その後リハビリの期間を経て元の職場に復帰した。

Kさんはいい意味で肩の力の抜けた人だった。仕事は出来るが、頑張りすぎない。これ以上やったらしんどくなる、とういうところでキッチリブレーキをかけることが出来る。
倒れる前はそうではなかったらしい。残業も厭わず、休日返上で働いていたそうだ。だがその結果自分の身体にしわ寄せがきて、大いに反省したのだという。
さぼるのはいけないことだが、やりすぎるのもよくない、とKさんはよく言っていた。なんでも手早く片付けないとつい罪悪感に駆られてしまうので、ついつい大急ぎで仕事を大量にやっつけてしまおうとする私に向かって、
「自分の身体を大事にしなあかんよ。仕事熱心なのは会社にとってはありがたいけど、自分はこの世に一人しかおらんのやから。旦那さんにとっても、子供さんにとっても、大事な奥さんでお母さんなんやで」
といつもニコニコしながら穏やかに諭してくれた。
同僚同士でもよく「無理しないようにね」と声を掛け合っていたが、Kさんの言葉には実感がこもっていて重みがあったから、胸に響いた。詳しい事情を知っていたからだろう。

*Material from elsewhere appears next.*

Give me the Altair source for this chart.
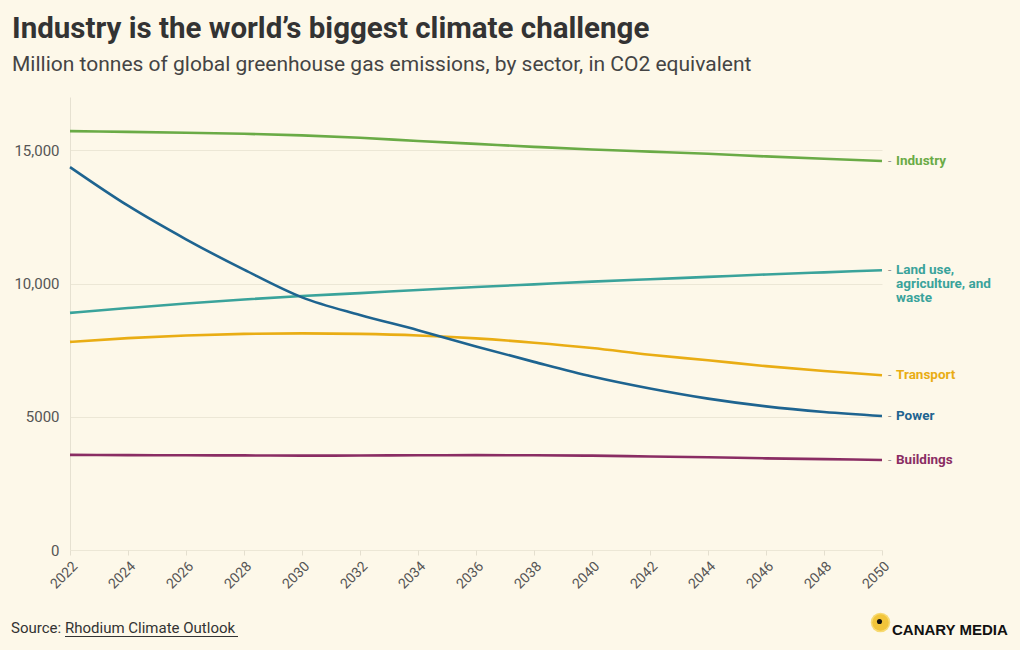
import altair as alt
import pandas as pd

# ---- data (million tonnes CO2e) ----
years = list(range(2022, 2051, 2))
sectors = ["Industry", "Land use, agriculture, and waste", "Transport", "Power", "Buildings"]
industry = [15720, 15690, 15660, 15620, 15560, 15470, 15350, 15240, 15130, 15030, 14950, 14870, 14770, 14680, 14600]
land_use = [8900, 9080, 9250, 9400, 9530, 9640, 9760, 9870, 9970, 10070, 10160, 10250, 10340, 10420, 10500]
transport = [7810, 7950, 8050, 8110, 8130, 8110, 8050, 7940, 7780, 7580, 7330, 7120, 6900, 6720, 6560]
power = [14370, 12920, 11660, 10520, 9480, 8820, 8250, 7640, 7060, 6510, 6060, 5680, 5390, 5180, 5030]
buildings = [3570, 3560, 3555, 3550, 3540, 3545, 3555, 3560, 3555, 3540, 3510, 3480, 3440, 3410, 3380]
label_texts = ["Industry", "Land use,\nagriculture, and\nwaste", "Transport", "Power", "Buildings"]
colors = ["#6aab46", "#3aa39b", "#e9ad14", "#1e6490", "#8a2d63"]
y_ticks = [0, 5000, 10000, 15000]

title = "Industry is the world\u2019s biggest climate challenge"
subtitle = "Million tonnes of global greenhouse gas emissions, by sector, in CO2 equivalent"

series = [industry, land_use, transport, power, buildings]
rows = []
for s, vals in zip(sectors, series):
    for y, v in zip(years, vals):
        rows.append({"sector": s, "year": y, "value": v})
df = pd.DataFrame(rows)

lab = pd.DataFrame({
    "sector": sectors,
    "year": [years[-1]] * len(sectors),
    "value": [vals[-1] for vals in series],
    "label": label_texts,
})

color_scale = alt.Scale(domain=sectors, range=colors)
FONT = "Roboto"

x_enc = alt.X(
    "year:Q",
    title=None,
    scale=alt.Scale(domain=[2022, 2050], nice=False),
    axis=alt.Axis(
        values=years, format="d", labelAngle=-45, grid=False, domain=False,
        ticks=True, tickColor="#e4dfcf", tickSize=5, labelFontSize=14,
        labelColor="#555555", labelFont=FONT, labelPadding=4,
    ),
)
y_enc = alt.Y(
    "value:Q",
    title=None,
    scale=alt.Scale(domain=[0, 17000], nice=False),
    axis=alt.Axis(
        values=y_ticks, grid=True, gridColor="#ece7d6", domain=True,
        domainColor="#e6e1d1", ticks=False, labelPadding=11, labelFontSize=15,
        labelColor="#555555", labelFont=FONT,
        labelExpr="datum.value >= 10000 ? format(datum.value, ',') : format(datum.value, 'd')",
    ),
)

lines = alt.Chart(df).mark_line(strokeWidth=2.6, interpolate="monotone").encode(
    x=x_enc, y=y_enc,
    color=alt.Color("sector:N", scale=color_scale, legend=None),
)

dashes = alt.Chart(lab).mark_text(
    text="-", align="left", baseline="middle", dx=6, fontSize=12, color="#9a9a9a", font=FONT
).encode(x="year:Q", y="value:Q")

labels = alt.Chart(lab).mark_text(
    align="left", baseline="middle", dx=14, fontSize=13.5, fontWeight="bold",
    font=FONT, lineBreak="\n", lineHeight=14,
).encode(
    x="year:Q", y="value:Q", text="label:N",
    color=alt.Color("sector:N", scale=color_scale, legend=None),
)

def txt(t, x, y, size, weight="normal", color="#333333", font=FONT):
    return alt.Chart(pd.DataFrame({"t": [t]})).mark_text(
        align="left", baseline="alphabetic", fontSize=size, fontWeight=weight,
        color=color, font=font,
    ).encode(x=alt.value(x), y=alt.value(y), text="t:N")

title_t = txt(title, -58, -59, 29.5, "bold", "#333333")
sub_t = txt(subtitle, -58, -26, 21, "normal", "#444444")
src1 = txt("Source:", -59, 536, 15, "normal", "#333333")
src2 = txt("Rhodium Climate Outlook", -5, 536, 15, "normal", "#333333")
underline = alt.Chart(pd.DataFrame({"a": [0]})).mark_rule(color="#333333", strokeWidth=1).encode(
    x=alt.value(-5), x2=alt.value(168), y=alt.value(539.5)
)

one = pd.DataFrame({"a": [0]})
halo = alt.Chart(one).mark_point(filled=True, size=380, color="#f7da72", opacity=1).encode(
    x=alt.value(810.5), y=alt.value(525.5))
disc = alt.Chart(one).mark_point(filled=True, size=270, color="#f2c53a", opacity=1).encode(
    x=alt.value(810.5), y=alt.value(525.5))
dot = alt.Chart(one).mark_point(filled=True, size=26, color="#111111", opacity=1).encode(
    x=alt.value(809.5), y=alt.value(524.5))
brand = txt("CANARY MEDIA", 822, 538, 15, "bold", "#111111", "Liberation Sans")

chart = alt.layer(
    lines, dashes, labels, title_t, sub_t, src1, src2, underline, halo, disc, dot, brand
).properties(
    width=812, height=453,
    padding={"left": 70, "top": 97, "right": 138, "bottom": 100},
    autosize=alt.AutoSizeParams(type="none"),
    background="#fdf8e9",
).configure_view(stroke=None)

chart.save("out.html", embed_options={"renderer": "svg", "actions": False})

退職する時、パート仲間から餞別をもらった。一人ずつにお礼の挨拶をしてまわった。
Kさんにも挨拶しにいったら丁寧にお辞儀してくれた後、
「在間さんはよう働くから、向こうでも無理しなや」
そういって朗らかな笑い声をたてた。
「はい、肝に銘じます」
そう言って私も一緒に笑った。

ちょっと身体がしんどいなあ、と思うことがあると
「無理しなや」
というKさんの別れ際の言葉を朗らかな笑顔と一緒に思い出す。